[Start Raw records]

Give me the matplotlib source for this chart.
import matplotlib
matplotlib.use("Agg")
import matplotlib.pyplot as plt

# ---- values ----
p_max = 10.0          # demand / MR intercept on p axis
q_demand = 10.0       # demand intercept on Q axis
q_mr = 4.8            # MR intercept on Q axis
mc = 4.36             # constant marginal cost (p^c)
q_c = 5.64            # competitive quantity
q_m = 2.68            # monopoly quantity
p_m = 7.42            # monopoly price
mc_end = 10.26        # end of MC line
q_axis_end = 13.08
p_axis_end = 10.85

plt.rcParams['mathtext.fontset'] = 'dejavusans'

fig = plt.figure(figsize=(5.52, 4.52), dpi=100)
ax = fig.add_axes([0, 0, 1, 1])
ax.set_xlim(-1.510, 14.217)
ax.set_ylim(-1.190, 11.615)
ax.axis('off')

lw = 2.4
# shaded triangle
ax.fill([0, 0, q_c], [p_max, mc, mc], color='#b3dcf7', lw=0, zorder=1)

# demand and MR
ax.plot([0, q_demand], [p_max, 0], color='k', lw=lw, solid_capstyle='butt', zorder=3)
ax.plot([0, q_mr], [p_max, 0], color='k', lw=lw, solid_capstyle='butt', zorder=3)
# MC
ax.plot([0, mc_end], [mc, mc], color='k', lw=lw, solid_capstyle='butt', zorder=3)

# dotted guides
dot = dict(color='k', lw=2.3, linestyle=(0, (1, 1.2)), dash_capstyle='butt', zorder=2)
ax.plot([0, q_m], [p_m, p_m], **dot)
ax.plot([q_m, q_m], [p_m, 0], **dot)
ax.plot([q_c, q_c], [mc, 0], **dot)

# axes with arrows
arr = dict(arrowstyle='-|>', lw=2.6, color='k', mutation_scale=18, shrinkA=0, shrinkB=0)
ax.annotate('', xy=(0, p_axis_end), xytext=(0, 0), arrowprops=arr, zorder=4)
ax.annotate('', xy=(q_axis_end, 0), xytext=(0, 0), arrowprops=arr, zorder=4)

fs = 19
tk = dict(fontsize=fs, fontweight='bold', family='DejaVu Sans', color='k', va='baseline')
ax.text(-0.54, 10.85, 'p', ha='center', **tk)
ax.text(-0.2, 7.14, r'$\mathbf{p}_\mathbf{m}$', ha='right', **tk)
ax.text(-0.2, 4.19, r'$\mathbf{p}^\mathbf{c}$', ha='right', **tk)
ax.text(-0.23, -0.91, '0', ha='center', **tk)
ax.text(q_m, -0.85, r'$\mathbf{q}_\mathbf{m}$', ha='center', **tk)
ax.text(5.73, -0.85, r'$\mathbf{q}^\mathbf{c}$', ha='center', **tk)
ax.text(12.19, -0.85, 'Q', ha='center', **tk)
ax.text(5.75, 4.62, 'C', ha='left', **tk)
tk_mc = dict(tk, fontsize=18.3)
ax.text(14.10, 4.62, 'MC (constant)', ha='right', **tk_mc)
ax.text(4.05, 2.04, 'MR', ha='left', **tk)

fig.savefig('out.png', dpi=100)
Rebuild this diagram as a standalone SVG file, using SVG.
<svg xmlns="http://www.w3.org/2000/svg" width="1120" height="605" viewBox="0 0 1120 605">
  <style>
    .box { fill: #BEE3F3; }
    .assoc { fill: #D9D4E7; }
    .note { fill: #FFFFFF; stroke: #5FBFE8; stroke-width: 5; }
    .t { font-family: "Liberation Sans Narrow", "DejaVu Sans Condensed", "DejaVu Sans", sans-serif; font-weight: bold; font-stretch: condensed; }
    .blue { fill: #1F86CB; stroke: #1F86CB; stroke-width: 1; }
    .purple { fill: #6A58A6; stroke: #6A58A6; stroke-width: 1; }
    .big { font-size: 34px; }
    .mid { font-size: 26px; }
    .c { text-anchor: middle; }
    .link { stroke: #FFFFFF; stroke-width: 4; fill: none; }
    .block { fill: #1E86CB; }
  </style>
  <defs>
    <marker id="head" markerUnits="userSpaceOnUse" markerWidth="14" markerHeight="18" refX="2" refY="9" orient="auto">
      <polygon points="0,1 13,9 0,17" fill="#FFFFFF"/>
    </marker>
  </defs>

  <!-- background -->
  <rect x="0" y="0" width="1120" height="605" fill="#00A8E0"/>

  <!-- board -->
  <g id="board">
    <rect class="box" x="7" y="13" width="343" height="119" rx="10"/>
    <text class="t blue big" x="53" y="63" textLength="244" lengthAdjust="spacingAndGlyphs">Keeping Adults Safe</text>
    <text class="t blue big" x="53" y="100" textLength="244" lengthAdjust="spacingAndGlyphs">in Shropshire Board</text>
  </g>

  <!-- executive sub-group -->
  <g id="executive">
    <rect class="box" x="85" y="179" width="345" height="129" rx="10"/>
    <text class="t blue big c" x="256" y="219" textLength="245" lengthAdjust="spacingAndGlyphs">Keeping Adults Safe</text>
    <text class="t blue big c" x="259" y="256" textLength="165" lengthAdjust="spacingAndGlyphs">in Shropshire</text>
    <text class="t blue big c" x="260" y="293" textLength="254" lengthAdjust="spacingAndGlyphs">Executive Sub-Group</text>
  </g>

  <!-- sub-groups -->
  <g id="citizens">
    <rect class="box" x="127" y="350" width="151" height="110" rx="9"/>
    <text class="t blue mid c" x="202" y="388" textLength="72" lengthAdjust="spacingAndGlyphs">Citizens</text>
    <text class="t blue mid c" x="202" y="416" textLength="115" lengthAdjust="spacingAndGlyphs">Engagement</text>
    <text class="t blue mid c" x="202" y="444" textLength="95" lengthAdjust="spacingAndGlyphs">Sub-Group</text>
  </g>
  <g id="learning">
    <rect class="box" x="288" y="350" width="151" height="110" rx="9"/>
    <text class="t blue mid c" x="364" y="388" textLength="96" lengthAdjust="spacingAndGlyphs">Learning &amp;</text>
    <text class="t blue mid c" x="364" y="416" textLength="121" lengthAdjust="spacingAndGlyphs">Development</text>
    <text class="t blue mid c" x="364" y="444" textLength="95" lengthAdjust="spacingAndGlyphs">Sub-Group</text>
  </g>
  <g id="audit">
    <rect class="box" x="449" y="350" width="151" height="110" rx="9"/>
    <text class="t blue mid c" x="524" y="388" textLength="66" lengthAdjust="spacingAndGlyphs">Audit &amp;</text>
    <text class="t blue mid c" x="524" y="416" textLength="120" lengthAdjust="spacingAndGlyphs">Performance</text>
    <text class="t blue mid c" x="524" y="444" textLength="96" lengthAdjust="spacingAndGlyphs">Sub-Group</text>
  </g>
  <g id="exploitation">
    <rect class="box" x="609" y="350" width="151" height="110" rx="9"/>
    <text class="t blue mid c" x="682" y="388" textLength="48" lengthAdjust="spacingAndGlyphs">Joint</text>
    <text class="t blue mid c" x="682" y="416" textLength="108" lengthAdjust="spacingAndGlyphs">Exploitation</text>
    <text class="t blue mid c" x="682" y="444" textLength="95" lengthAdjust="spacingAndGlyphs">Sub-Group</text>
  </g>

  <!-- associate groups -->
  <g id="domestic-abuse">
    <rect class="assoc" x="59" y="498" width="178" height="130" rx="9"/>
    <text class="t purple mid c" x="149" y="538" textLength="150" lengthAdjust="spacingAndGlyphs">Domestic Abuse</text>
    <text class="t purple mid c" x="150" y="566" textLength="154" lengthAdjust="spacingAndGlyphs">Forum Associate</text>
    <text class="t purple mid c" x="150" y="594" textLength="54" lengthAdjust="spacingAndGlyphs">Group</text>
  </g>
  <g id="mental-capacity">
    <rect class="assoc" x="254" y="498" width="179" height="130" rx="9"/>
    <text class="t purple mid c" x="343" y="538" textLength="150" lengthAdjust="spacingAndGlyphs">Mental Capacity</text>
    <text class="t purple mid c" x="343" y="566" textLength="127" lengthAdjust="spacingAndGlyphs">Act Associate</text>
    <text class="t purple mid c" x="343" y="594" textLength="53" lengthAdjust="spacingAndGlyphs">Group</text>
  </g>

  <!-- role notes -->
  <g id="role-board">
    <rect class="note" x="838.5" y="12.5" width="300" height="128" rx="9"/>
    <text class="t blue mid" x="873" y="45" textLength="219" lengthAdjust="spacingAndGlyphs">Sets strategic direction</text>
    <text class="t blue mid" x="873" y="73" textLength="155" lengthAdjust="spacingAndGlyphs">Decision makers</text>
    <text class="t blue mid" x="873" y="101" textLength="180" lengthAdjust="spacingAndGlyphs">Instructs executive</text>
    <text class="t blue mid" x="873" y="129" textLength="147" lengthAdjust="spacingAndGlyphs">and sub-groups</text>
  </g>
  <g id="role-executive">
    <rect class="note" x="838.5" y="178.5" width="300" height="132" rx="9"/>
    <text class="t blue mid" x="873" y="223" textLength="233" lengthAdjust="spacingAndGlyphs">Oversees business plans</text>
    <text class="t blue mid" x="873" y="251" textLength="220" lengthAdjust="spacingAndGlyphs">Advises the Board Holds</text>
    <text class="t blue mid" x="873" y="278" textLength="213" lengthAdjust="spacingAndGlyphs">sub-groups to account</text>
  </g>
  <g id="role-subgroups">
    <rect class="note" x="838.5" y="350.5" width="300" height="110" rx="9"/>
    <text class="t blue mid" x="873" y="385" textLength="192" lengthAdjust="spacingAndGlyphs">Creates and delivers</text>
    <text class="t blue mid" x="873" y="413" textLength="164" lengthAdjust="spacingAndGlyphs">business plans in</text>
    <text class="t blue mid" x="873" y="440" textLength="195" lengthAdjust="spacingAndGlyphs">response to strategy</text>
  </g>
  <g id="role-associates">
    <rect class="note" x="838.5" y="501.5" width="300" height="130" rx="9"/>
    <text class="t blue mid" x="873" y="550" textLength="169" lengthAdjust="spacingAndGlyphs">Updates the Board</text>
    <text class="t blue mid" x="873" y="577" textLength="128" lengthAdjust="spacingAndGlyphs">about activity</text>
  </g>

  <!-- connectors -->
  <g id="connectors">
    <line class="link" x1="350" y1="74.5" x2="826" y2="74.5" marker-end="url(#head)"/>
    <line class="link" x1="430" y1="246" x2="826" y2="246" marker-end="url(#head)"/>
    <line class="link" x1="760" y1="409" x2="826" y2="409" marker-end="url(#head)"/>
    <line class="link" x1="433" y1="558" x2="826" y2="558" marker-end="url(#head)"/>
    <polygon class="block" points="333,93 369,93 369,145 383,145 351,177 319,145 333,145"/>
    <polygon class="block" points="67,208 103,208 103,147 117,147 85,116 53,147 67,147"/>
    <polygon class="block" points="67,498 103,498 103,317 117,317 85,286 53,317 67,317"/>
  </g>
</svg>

[End Raw records]

* [Problem statement] Copy exactly the lines from the top of the entries through the line with "0), xytext=(0, 0), arrowprops=arr, zorder=4)" in it, please, keeping both ends and adding nothing.

* [Reply]
Give me the matplotlib source for this chart.
import matplotlib
matplotlib.use("Agg")
import matplotlib.pyplot as plt

# ---- values ----
p_max = 10.0          # demand / MR intercept on p axis
q_demand = 10.0       # demand intercept on Q axis
q_mr = 4.8            # MR intercept on Q axis
mc = 4.36             # constant marginal cost (p^c)
q_c = 5.64            # competitive quantity
q_m = 2.68            # monopoly quantity
p_m = 7.42            # monopoly price
mc_end = 10.26        # end of MC line
q_axis_end = 13.08
p_axis_end = 10.85

plt.rcParams['mathtext.fontset'] = 'dejavusans'

fig = plt.figure(figsize=(5.52, 4.52), dpi=100)
ax = fig.add_axes([0, 0, 1, 1])
ax.set_xlim(-1.510, 14.217)
ax.set_ylim(-1.190, 11.615)
ax.axis('off')

lw = 2.4
# shaded triangle
ax.fill([0, 0, q_c], [p_max, mc, mc], color='#b3dcf7', lw=0, zorder=1)

# demand and MR
ax.plot([0, q_demand], [p_max, 0], color='k', lw=lw, solid_capstyle='butt', zorder=3)
ax.plot([0, q_mr], [p_max, 0], color='k', lw=lw, solid_capstyle='butt', zorder=3)
# MC
ax.plot([0, mc_end], [mc, mc], color='k', lw=lw, solid_capstyle='butt', zorder=3)

# dotted guides
dot = dict(color='k', lw=2.3, linestyle=(0, (1, 1.2)), dash_capstyle='butt', zorder=2)
ax.plot([0, q_m], [p_m, p_m], **dot)
ax.plot([q_m, q_m], [p_m, 0], **dot)
ax.plot([q_c, q_c], [mc, 0], **dot)

# axes with arrows
arr = dict(arrowstyle='-|>', lw=2.6, color='k', mutation_scale=18, shrinkA=0, shrinkB=0)
ax.annotate('', xy=(0, p_axis_end), xytext=(0, 0), arrowprops=arr, zorder=4)
ax.annotate('', xy=(q_axis_end, 0), xytext=(0, 0), arrowprops=arr, zorder=4)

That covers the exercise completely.